SafeDocs is a privacy-focused web application designed to securely analyze and extract Personally Identifiable Information (PII) from digital documents, such as PDFs and images, while ensuring data security and compliance.
-
Comprehensive PII Detection
SafeDocs automatically identifies and extracts sensitive information, including:- Names
- Dates of Birth
- Aadhaar Numbers
- PAN Numbers
- Addresses
- Virtual ID (VID)
-
Enhanced Security Measures
SafeDocs supports password-protected files, ensuring that sensitive data is analyzed securely without compromising user privacy. -
Accurate Data Extraction and Formatting
With advanced OCR (Optical Character Recognition) and custom regular expressions, SafeDocs cleans and validates extracted data to match specific Indian ID formats (e.g., Aadhaar, VID) and structured addresses. -
Streamlined Workflow for Compliance
SafeDocs offers a user-friendly interface, ideal for both individuals and organizations aiming to manage PII securely, supporting privacy compliance and auditing tasks.
- Frontend: React
- Backend: Python (Flask)
- Database: MongoDB
- OCR: pytesseract with preprocessing for enhanced accuracy
- Upload Document: SafeDocs accepts PDFs and images, including those with complex formats or images embedded.

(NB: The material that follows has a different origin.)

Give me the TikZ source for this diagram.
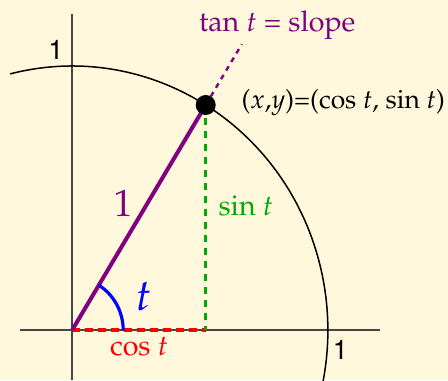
\documentclass[tikz,border=0pt]{standalone}
\usepackage[T1]{fontenc}
\usepackage{mathpazo}
\usepackage{xcolor}
\usepackage{tikz}
\usetikzlibrary{arrows.meta,calc,positioning}
\definecolor{bgyellow}{RGB}{255,248,220}
\definecolor{axisgray}{RGB}{70,70,70}
\definecolor{radpurple}{RGB}{128,0,128}
\definecolor{singreen}{RGB}{0,170,0}
\tikzset{
  axisline/.style={draw=axisgray,line width=0.9pt},
  unitlbl/.style={font=\fontfamily{phv}\fontsize{13.5}{15}\selectfont},
  lbl/.style={font=\fontsize{14.3}{17}\selectfont},
}

\begin{document}
\begin{tikzpicture}[x=127.8pt,y=132pt,>=Stealth]
    \fill[bgyellow] (-0.2817,-0.1894) rectangle (1.4695,1.25);
    \useasboundingbox (-0.2817,-0.1894) rectangle (1.4695,1.25);
    \clip (-0.2817,-0.1894) rectangle (1.4695,1.25);
    \coordinate (O) at (0,0);
    \coordinate (P) at (58.5:1);
    \coordinate (Q) at ($(O)!(P)!(1,0)$);
    \coordinate (T) at (58.5:1.27);
    \coordinate (A) at (0.2,0);
    % axes and circle
    \draw[axisline] (-0.2034,0) -- (1.205,0);
    \draw[axisline] (0,-0.1894) -- (0,1.197);
    \draw[line width=0.75pt] (104:1) arc[start angle=104,end angle=-13,radius=1];
    % cos, sin, radius
    \draw[red,line width=1.8pt,dash pattern=on 4pt off 2.5pt] (O) -- (Q);
    \draw[singreen,line width=1.5pt,dash pattern=on 3.5pt off 3pt] (P) -- (Q);
    \draw[radpurple,line width=1.2pt,dash pattern=on 2.5pt off 2.5pt] (P) -- (T);
    \draw[radpurple,line width=2pt] (O) -- (P);
    \draw[blue,line width=1.6pt] (A) arc[start angle=0,end angle=58.5,radius=0.2];
    \fill (P) circle (5pt);
    % labels
    \node[lbl,radpurple,anchor=base] (tanlbl) at (0.802,1.129) {tan $t$ = slope};
    \node[lbl,font=\fontsize{13.2}{16}\selectfont,anchor=base west,inner sep=0pt] (ptlbl) at (0.661,0.841) {($x$,$y$)=(cos $t$, sin $t$)};
    \node[radpurple,font=\fontsize{19}{21}\selectfont] (radlbl) at (0.2,0.481) {1};
    \node[lbl,singreen,anchor=base west,inner sep=0pt] (sinlbl) at (0.571,0.436) {sin $t$};
    \node[lbl,red,anchor=base] (coslbl) at (0.262,-0.095) {cos $t$};
    \node[blue,font=\fontsize{22}{24}\selectfont] (anglbl) at (0.282,0.129) {$t$};
    \node[unitlbl] (yone) at (-0.063,1.061) {1};
    \node[unitlbl] (xone) at (1.049,-0.076) {1};
\end{tikzpicture}
\end{document}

- OCR and Extraction: Text is extracted using OCR, and PII is identified based on predefined patterns and formats.
- Post-Processing: Extracted text is processed to clean and validate PII fields (e.g., Aadhaar, VID, addresses).
- Results: Extracted PII is displayed in a secure, structured format, allowing users to review and manage data effectively.
Before running the project, make sure you have the following installed:
- Python (version 3.6 or higher)
- Django (version 3.0 or higher)
- Clone the project repository to your local machine.
git clone https://github.com/AnkurGarg07/DocSafeSIH.git
- Open a terminal or command prompt and navigate to the project directory.
- Create a virtual environment by running the command:
python -m venv .venv
- Activate the virtual environment:
- On Windows:
.venv\Scripts\activate
- On macOS/Linux:
source .venv/bin/activate
- On Windows:
- Install the project dependencies by running:
pip install -r requirements.txt
- Run the following command to apply the database migrations:
python manage.py migrate
- Start the development server by running:
python manage.py runserver
- Open your web browser and navigate to
http://localhost:8000
to access the project.
- If you encounter any issues during the installation or running of the project, refer to the project documentation or seek help from the project contributors.